Synaesthesia is a physiological ‘condition’ which literally means “a fusion of the senses”. Its incidence is considered to be about one in every two thousand people, though it may be far commoner, and it is more common in women than in men.

Musical synaesthesia is “one of the most common [forms], and perhaps the most dramatic” (Oliver Sacks). It is not known whether it is more common in musicians or musical people, but musicians are more likely to be aware of it. I have always had it, and from quite an early age, I was aware that my brain assigned individual colours to the musical keys (also for letters of the alphabet, days of the week, months of the year, and numbers). It seemed perfectly normal to me. I have met other synaesthetes, including those who share my particular version of the condition, “grapheme-colour synaesthesia”, though our ‘colour schemes’ are never identical. My particular colour scheme is unchanging: A is always red, no matter what background it is set against or in what context; F major is always a dusky mauve.

As a musician, this makes for an interesting experience. At concerts, even if I do not know what key the piece is in, the music will conjure up colours in my head. And when I am playing music, the score is most definitely not black and white: chromatic passages, in particular, are extremely vivid and colourful. When I am working, I do not add my synaesthetic colours to the score – this would only add to all the other annotations that are scribbled on my music. But I am always aware of the colour scheme as I am working, and it definitely informs my practising.

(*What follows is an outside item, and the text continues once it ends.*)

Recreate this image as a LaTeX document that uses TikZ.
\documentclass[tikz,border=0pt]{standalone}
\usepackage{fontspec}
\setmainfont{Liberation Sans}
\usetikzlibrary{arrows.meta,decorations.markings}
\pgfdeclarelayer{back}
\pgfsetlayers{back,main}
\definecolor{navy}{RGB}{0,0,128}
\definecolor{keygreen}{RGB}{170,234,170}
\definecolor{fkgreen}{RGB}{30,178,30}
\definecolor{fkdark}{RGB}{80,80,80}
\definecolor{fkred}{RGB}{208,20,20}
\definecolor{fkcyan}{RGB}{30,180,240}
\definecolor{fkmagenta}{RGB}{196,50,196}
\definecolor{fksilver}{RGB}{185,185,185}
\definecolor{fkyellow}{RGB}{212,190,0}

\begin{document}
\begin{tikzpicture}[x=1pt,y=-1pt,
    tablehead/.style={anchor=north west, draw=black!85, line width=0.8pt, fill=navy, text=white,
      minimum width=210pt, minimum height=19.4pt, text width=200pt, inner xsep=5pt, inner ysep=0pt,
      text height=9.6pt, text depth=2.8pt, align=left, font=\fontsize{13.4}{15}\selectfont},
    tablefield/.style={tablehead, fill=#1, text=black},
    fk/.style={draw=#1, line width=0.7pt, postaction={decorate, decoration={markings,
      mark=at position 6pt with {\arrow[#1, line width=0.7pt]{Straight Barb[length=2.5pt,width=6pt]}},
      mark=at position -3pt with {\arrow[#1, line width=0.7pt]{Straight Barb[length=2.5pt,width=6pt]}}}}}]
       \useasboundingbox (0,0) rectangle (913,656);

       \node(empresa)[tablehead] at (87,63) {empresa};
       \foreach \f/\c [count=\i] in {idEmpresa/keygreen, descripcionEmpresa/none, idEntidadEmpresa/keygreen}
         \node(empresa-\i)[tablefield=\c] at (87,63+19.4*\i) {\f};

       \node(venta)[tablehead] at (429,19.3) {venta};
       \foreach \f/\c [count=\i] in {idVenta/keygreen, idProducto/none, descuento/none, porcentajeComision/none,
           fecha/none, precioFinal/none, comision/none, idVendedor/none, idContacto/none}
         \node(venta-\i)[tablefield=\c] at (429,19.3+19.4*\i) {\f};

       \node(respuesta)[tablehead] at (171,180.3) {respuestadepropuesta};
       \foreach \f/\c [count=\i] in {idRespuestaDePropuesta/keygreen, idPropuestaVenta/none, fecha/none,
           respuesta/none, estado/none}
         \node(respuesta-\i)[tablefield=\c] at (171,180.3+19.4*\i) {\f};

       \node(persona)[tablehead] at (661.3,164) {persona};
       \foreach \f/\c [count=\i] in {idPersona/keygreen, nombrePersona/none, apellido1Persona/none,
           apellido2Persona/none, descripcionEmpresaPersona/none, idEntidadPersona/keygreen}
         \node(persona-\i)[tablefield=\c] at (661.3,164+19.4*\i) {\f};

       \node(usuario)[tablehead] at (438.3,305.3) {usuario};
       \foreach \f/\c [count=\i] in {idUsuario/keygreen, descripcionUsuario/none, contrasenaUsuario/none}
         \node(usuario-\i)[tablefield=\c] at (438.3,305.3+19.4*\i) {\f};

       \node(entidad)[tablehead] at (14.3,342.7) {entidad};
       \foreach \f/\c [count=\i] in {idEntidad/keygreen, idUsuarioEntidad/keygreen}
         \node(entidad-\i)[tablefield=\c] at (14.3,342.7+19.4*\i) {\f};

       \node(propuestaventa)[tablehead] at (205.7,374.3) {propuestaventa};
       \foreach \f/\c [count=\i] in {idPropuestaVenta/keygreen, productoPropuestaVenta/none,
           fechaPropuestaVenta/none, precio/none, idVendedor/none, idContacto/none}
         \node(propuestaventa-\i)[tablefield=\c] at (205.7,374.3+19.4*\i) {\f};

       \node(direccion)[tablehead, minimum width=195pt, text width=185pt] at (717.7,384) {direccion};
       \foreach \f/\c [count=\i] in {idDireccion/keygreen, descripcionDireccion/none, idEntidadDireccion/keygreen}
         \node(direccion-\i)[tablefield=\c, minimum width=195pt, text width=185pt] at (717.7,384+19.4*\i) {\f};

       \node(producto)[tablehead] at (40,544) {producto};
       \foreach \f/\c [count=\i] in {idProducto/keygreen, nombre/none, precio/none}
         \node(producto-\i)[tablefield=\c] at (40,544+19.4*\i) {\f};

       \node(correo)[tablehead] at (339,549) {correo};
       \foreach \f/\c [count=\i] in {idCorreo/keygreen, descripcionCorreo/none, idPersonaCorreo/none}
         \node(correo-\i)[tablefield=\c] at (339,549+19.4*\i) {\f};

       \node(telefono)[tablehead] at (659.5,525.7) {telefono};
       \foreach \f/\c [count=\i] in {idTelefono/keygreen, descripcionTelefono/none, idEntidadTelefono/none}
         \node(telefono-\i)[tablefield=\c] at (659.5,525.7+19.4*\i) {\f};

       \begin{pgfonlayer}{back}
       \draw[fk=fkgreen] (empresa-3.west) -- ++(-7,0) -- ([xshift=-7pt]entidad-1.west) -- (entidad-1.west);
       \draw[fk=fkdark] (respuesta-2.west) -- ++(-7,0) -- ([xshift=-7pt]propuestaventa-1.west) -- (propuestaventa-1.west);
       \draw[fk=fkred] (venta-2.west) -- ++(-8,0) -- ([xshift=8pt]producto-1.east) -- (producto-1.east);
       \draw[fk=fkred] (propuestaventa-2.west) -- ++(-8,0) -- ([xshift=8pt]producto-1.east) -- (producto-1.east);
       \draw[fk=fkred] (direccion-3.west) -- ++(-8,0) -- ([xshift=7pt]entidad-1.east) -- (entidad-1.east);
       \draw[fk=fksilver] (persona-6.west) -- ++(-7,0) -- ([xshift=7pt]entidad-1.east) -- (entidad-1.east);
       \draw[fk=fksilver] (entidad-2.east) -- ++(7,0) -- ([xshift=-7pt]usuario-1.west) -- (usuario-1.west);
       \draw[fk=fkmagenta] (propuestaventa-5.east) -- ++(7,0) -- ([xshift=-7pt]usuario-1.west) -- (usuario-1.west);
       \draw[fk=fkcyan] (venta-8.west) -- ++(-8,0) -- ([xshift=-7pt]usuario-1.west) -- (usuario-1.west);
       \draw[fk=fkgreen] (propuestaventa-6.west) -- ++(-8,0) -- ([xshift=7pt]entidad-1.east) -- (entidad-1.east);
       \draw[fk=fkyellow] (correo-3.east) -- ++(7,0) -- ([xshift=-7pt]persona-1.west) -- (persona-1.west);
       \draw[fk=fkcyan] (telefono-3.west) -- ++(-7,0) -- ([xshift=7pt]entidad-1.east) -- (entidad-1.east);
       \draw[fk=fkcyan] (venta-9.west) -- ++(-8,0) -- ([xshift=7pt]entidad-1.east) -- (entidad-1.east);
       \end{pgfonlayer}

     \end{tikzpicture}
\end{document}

Some facts about synaesthesia:

• The most common form of synaesthesia is the experience of colours linked to letters and numbers (‘grapheme-colour’ synaesthesia), which is what I have.

• Synaesthesia is involuntary and automatic

• Synaesthetes are often highly intelligent, ambidexturous, creative individuals, with excellent memories.

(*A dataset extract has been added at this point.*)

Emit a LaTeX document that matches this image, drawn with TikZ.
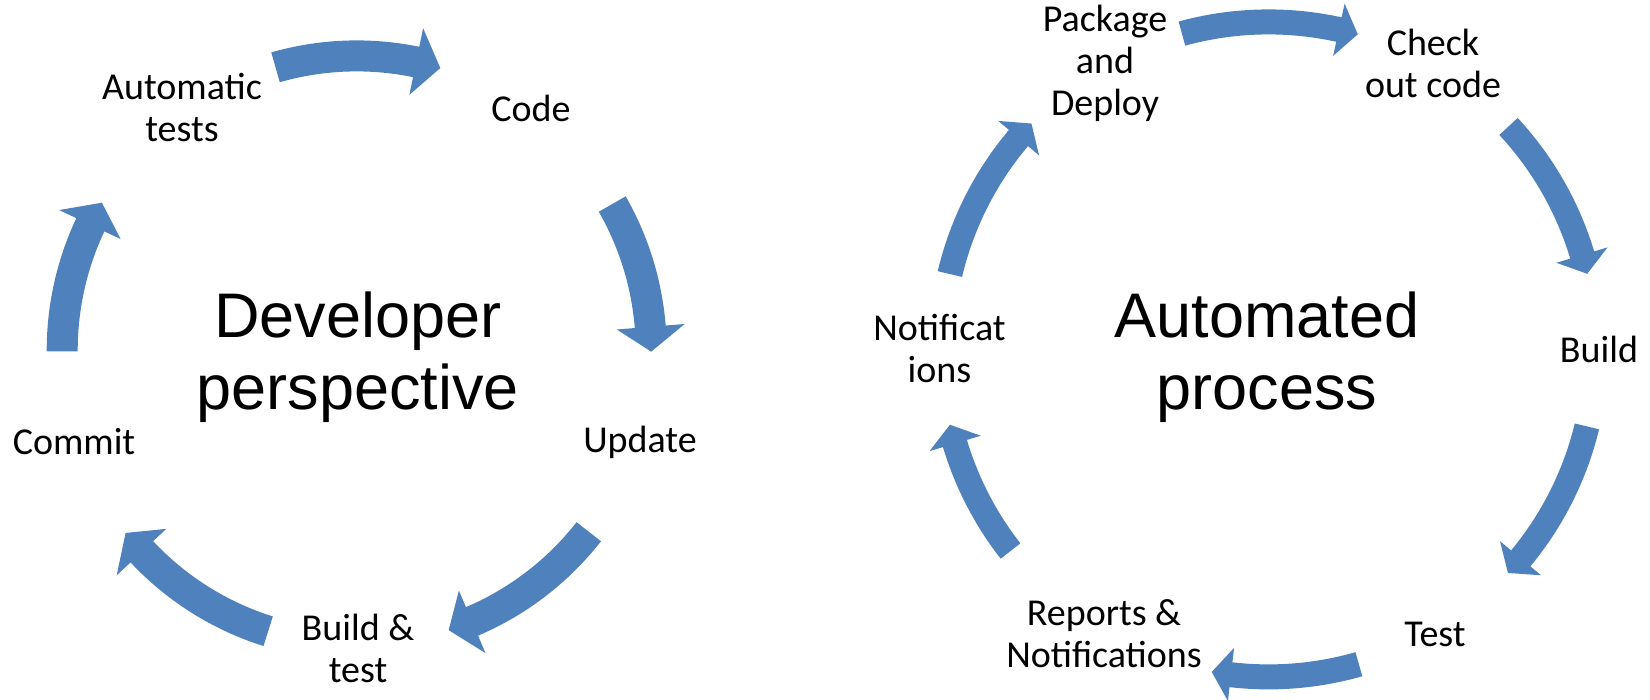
\documentclass[tikz,border=0pt]{standalone}
\usepackage{fontspec}
\setmainfont{Carlito}
\newfontfamily\arialfont{Liberation Sans}
\definecolor{arrowblue}{HTML}{4F81BD}
% #1 centre coordinate, #2 tail angle, #3 tip angle, #4 inner shaft radius,
% #5 outer shaft radius, #6 inner barb radius, #7 outer barb radius, #8 head length (deg)
\newcommand\cyclearrow[8]{%
  \pgfmathsetmacro\arrHead{#3+((#2)>(#3)?(#8):-(#8))}%
  \pgfmathsetmacro\arrMid{(#4+#5)/2}%
  \fill[arrowfill,shift={(#1)}] (#2:#5pt)
    arc[start angle=#2,end angle=\arrHead,radius=#5pt]
    -- (\arrHead:#7pt) -- (#3:\arrMid pt) -- (\arrHead:#6pt) -- (\arrHead:#4pt)
    arc[start angle=\arrHead,end angle=#2,radius=#4pt] -- cycle;
}
\newcommand\leftarrowshape[2]{\cyclearrow{cL}{#1}{#2}{279}{310}{261}{329}{4.85}}
\newcommand\rightarrowshape[2]{\cyclearrow{cR}{#1}{#2}{315}{340}{300.5}{354}{3.4}}
\begin{document}
\begin{tikzpicture}[x=1pt,y=1pt,
  arrowfill/.style={fill=arrowblue},
  lbl/.style={font=\fontsize{38}{42}\selectfont, align=center, inner sep=0pt, text=black},
  big/.style={font=\arialfont\fontsize{63}{72}\selectfont, align=center, inner sep=0pt, text=black}]
\useasboundingbox (0,0) rectangle (1650,-700);
\coordinate (cL) at (356.7,-350.4);
\coordinate (cR) at (1268.6,-349.4);

% ---- left cycle ----
\node[big] (devp) at (357.8,-357) {Developer\\perspective};
\node[lbl] (code) at (531,-108) {Code};
\node[lbl] (update) at (640,-442) {Update};
\node[lbl] (buildtest) at (358,-648) {Build \&\\test};
\node[lbl] (commit) at (74,-442) {Commit};
\node[lbl] (autotests) at (182,-108) {Automatic\\tests};

\leftarrowshape{106}{73.5}
\leftarrowshape{29.8}{-0.25}
\leftarrowshape{-38}{-71.8}
\leftarrowshape{-107.5}{-141.7}
\leftarrowshape{180.2}{149.9}

% ---- right cycle ----
\node[big] (autop) at (1267,-357) {Automated\\process};
\node[lbl] (pkg) at (1105,-63) {Package\\and\\Deploy};
\node[lbl] (checkout) at (1433,-63) {Check\\out code};
\node[lbl] (build) at (1599,-349) {Build};
\node[lbl] (test) at (1435,-634) {Test};
\node[lbl] (reports) at (1104,-634) {Reports \&\\Notifications};
\node[lbl] (notif) at (939.5,-349) {Notificat\\ions};

\rightarrowshape{105.35}{74.2}
\rightarrowshape{42.9}{13.35}
\rightarrowshape{-13.6}{-43.05}
\rightarrowshape{-74}{-100}
\rightarrowshape{218}{193.3}
\rightarrowshape{166.7}{136.4}
\end{tikzpicture}
\end{document}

• Synaesthesia is believed to be due to cross-activation within areas of the brain, and is probably hereditary

• The occurrence of synaesthesia is higher in women than in men

• Synaesthetes are not mad! Nor is true synaesthesia a form of hallucination (though the drug LSD can induce temporary synaesthesia): for each synaesthete, their particular experience is unchanging.

Historical precedents:

Aristotle wrote that the harmony of colours was like the harmony of sounds. This set the stage for a later connecting of specific light and sound frequencies, as Aristotle’s works were translated and incorporated into European scientific study. From the late 15th century, academics, scientists (including Isaac Newton) and musicians were assigning colour schemes to notation, intervals, and the musical scale. Musicians who were genuine synaesthetes include Franz Liszt, American pianist and composer, Amy Beach (1867-1944), who had both perfect pitch and a set of personal colours for musical keys, Rimsky-Korsakov, and Olivier Messiaen. Scriabin claimed to have synaesthesia, but it is more likely that he was simply responding to the then salon fashion for “colour music”, and the writings of Russian mystic Madame Blavatsky, founder of the Theosophical Society. Founder of the Futurist movement in art, Marinetti, aspired to have all the senses (he counted five) employed in “interactive synesthetic ecstasy”, and The Futurist Manifesto includes suggestions as to how colours, shapes and sounds combine, which has influenced composers and musicians, as well as artists. English composer Sir Arthur Bliss wrote a Colour Symphony, but this is not the product of a synaesthetic mind. Like Scriabin, he was influenced by the idea of “colour music”, though it was not a mystic association for him but rather a response to the symbolism usually associated with the colours of the English heraldic tradition.

Amy Beach
Romance for Violin & Piano Op 23

Messiaen’s music, for me, vibrates with colour. It is full of rich layers of colours stacked atop one another, flashes of bright gold, orange, royal blue, deep red. Combinations of colours were very important in his compositional process. “I see colours when I hear sounds, but I don’t see colours with my eyes. I see colours intellectually, in my head.” He found that raising a note an octave produced a paler shade of the same colour, while lowering the note produced a darker hue. Only if the pitch altered would the colour change (my experience is identical). His colour associations were very consistent (as mine are), and so to help musicians understand his particular colour schemes, he annotated his scores with the precise colours he perceived. The piano part, in the second movement of his extraordinary and moving Quartet for the End of Time, written in a German PoW camp in 1940-41, contains the instruction to aim for “blue-orange” chords, a difficult concept for a non-synaesthete to grasp, perhaps.

Olivier Messiaen
Quartet for the End of Time
II. Vocalise, pour l’Ange qui annonce la fin du Temps (Vocalise, for the Angel Announcing the End of Time)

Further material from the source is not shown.